■ DIRECTION ■
Scan the records for the word "this". Copy each line that includes it.

-- start --

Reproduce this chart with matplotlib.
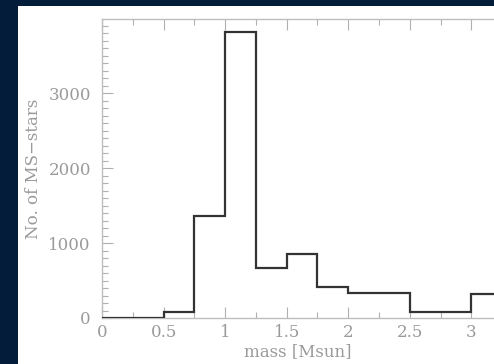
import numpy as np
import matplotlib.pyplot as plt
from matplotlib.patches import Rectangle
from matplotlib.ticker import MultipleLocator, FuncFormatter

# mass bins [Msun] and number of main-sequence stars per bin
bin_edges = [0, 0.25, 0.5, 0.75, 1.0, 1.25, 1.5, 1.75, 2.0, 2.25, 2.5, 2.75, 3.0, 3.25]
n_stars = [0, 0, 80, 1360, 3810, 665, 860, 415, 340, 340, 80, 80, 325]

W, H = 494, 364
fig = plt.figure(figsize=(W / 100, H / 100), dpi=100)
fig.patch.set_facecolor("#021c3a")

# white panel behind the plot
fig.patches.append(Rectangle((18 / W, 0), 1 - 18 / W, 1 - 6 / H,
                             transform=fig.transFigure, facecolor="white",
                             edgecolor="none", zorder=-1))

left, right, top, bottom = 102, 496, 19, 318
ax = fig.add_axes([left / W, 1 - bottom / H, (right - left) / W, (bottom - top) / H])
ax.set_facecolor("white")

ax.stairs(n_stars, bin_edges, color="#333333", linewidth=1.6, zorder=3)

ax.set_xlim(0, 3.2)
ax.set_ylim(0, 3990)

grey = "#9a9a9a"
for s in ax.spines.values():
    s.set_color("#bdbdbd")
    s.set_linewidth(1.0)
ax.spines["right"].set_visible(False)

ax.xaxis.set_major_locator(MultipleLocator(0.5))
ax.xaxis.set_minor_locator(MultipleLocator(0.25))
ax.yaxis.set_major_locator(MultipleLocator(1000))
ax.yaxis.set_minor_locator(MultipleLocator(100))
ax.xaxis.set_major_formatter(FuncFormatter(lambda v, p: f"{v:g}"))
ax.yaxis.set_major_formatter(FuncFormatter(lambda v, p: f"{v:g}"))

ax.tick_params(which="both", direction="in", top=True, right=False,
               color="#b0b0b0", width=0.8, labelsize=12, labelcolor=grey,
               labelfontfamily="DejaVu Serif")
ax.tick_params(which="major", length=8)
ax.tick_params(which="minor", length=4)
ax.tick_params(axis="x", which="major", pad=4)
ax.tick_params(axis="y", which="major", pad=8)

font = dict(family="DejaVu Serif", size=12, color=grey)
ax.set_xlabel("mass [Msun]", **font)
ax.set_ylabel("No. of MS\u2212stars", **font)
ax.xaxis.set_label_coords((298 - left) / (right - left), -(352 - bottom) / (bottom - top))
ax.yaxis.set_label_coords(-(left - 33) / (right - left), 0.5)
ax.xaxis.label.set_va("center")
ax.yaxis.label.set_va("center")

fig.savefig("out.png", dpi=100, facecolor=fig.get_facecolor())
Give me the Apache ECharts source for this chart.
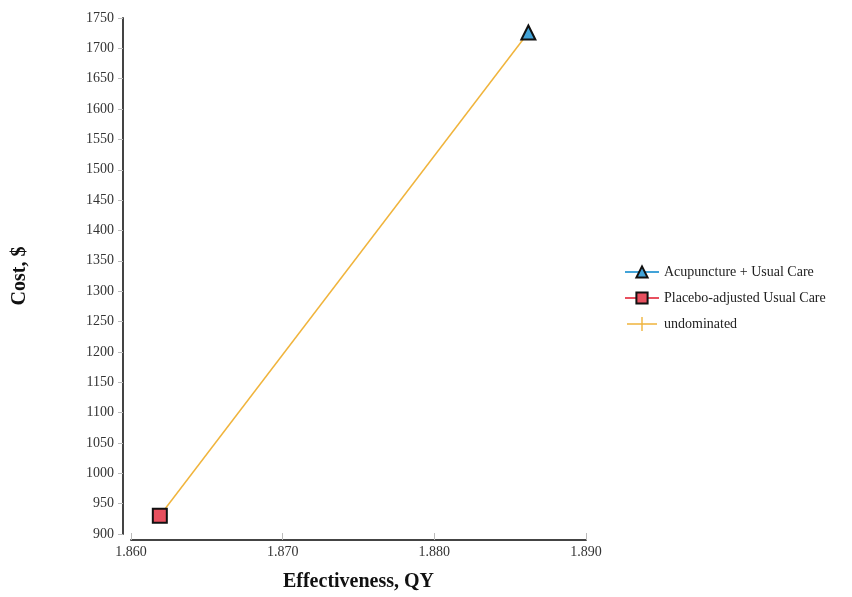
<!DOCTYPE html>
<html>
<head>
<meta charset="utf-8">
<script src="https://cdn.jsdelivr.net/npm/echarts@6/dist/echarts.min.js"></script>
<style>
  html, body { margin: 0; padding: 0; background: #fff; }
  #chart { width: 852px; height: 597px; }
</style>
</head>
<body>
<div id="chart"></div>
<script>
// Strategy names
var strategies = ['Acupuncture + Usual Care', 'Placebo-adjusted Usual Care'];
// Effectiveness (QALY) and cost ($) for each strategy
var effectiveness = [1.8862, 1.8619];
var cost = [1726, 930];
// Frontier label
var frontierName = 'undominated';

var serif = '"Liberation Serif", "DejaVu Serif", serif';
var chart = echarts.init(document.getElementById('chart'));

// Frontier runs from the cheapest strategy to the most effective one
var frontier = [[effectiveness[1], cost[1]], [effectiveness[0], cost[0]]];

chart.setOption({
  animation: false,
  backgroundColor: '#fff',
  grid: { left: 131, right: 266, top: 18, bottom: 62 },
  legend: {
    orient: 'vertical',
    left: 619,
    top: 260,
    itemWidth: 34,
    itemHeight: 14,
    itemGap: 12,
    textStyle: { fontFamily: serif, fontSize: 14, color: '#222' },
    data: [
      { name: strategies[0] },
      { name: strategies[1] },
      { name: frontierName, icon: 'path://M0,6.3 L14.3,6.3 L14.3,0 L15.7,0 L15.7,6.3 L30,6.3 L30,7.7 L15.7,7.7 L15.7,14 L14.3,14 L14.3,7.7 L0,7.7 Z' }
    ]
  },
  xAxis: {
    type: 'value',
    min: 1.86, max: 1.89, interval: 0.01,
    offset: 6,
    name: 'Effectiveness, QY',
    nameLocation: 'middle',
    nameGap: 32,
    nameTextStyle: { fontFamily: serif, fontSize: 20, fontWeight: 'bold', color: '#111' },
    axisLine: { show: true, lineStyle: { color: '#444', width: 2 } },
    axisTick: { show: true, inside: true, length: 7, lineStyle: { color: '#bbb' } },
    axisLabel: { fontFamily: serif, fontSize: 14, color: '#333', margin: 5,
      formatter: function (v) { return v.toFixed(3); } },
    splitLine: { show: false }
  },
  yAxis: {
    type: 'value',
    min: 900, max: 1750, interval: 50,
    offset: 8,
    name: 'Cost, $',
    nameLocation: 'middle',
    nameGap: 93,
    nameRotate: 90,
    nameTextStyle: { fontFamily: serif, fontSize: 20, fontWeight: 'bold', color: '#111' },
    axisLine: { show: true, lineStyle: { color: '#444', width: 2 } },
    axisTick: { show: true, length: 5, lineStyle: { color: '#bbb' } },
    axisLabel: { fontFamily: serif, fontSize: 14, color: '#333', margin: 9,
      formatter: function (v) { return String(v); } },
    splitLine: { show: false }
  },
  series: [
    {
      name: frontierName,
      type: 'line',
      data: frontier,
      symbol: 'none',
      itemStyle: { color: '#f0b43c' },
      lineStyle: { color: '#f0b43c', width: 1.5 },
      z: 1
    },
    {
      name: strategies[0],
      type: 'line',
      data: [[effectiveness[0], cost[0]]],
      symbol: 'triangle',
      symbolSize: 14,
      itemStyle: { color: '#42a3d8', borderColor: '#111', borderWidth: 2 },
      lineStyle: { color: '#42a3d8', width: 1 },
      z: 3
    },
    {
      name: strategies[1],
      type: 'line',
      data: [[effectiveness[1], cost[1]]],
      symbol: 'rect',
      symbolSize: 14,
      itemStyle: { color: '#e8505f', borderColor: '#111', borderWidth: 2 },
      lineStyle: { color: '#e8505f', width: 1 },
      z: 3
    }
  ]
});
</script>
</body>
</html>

-- end --

■ TASK RESPONSE ■
Reproduce this chart with matplotlib.
Give me the Apache ECharts source for this chart.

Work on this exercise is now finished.